Since you have been on this committee for a couple years, would you say your understanding of reproductive justice has changed since you started?
I initially learned about reproductive justice in a feminist studies lecture. I got to write a paper on the maternal mortality rates and the discrepancies between black and white women, and I learned a lot about reproductive justice through that research. However, now that I’ve been a part of Students for Reproductive Justice, I find that I learn something new during every weekly meeting. The conversation surrounding reproductive justice is huge, especially in politics right now. We have made it a point at every weekly meeting to have someone do research on an article relating to new bills that have been proposed or some other reproductive justice-related topic to continue to build our team’s understanding of reproductive justice and stay informed.
What would you say is the importance of having a committee that is so tuned into current events on campus?
I think especially as someone who is female-identifying, being informed about conversations happening by people in power has been crucial to how I live my day-to-day life. It is disheartening to know that a lot of people, including people on the board of Students for Reproductive Justice, come from backgrounds with little to no sex education, and they just have to learn on their own as they become an adult. I think it’s heartbreaking that people don’t know what their options are or even come from states where they don’t have options at all when it comes to abortion, for example.
I think being able to have a group of people who maybe aren’t experts but they’re passionate and driven to fight for reproductive justice is important. I think every campus across the country, across the world, needs to have a mission relating to reproductive justice because it’s real. Family planning and having a child or not having a child is something that impacts every single person on earth, and it really impacts the half of the population that has a uterus and has the ability to become pregnant. I think it’s huge, especially on a college campus. It would be ignorant to say that people aren’t having sex because people have sex. It’s crucial to teach them how to do it safely and in a respectful manner.

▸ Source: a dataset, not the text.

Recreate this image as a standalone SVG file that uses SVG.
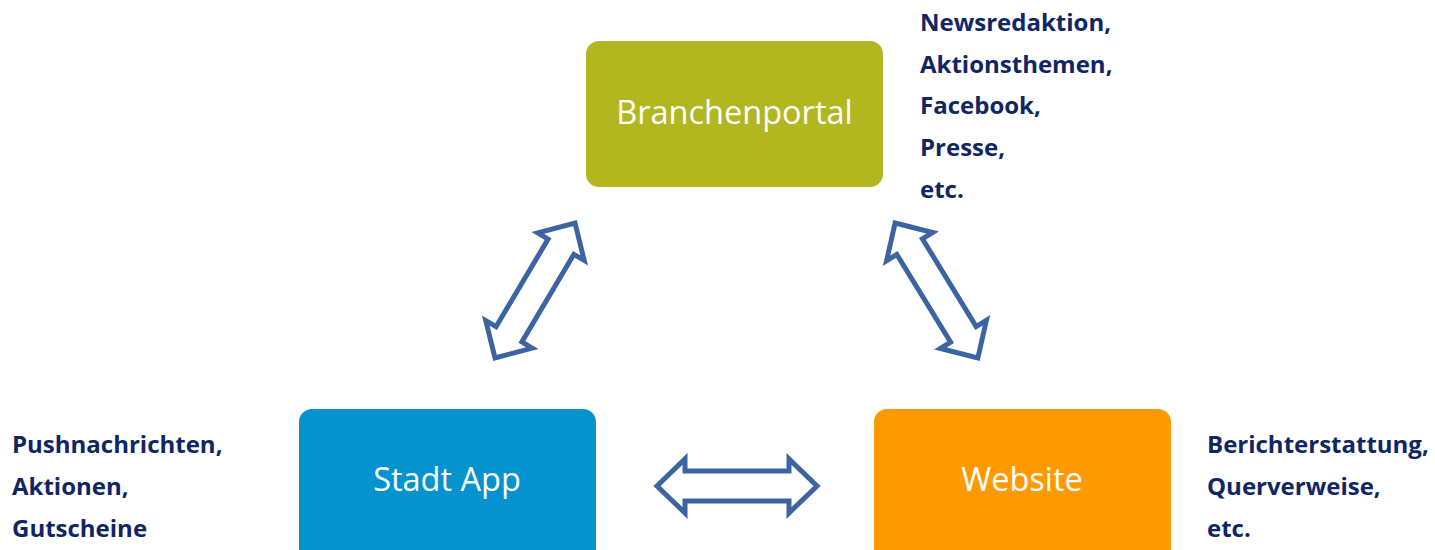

If you had to summarize based on current events, what either frustrates you or makes you the most pessimistic?
Connecting my own story here, I grew up in a religious background. When I was 12 years old, I was told to come to the front of the stage where worship music was playing and was asked to commit to abstinence until marriage. I didn’t know what that meant. I didn’t know really anything about my body at that point in time, and yet I was a young person being influenced to do something I didn’t understand. When I look at the people in power right now, the privileged often cishet white men, I feel really, really sad for my younger self who was raised according to these ideals without being able to make my own decision. What it means to understand my period, understand sex, understand whether I want to have sex and at what age, whether or not I would consider an abortion… all these are things I had to learn on my own. Because of this, it is really disheartening to see the way our political system is set up and gives a voice to people who advocate for the sort of experience I had when growing up. I will say, on the opposite end of things, I am so inspired by the young people who are sticking up for themselves and their right to be educated on all these topics because they understand the importance of knowing your body and how it works. It is very inspiring to see that we as a generation aren’t letting these old, white men in power get away with this any longer.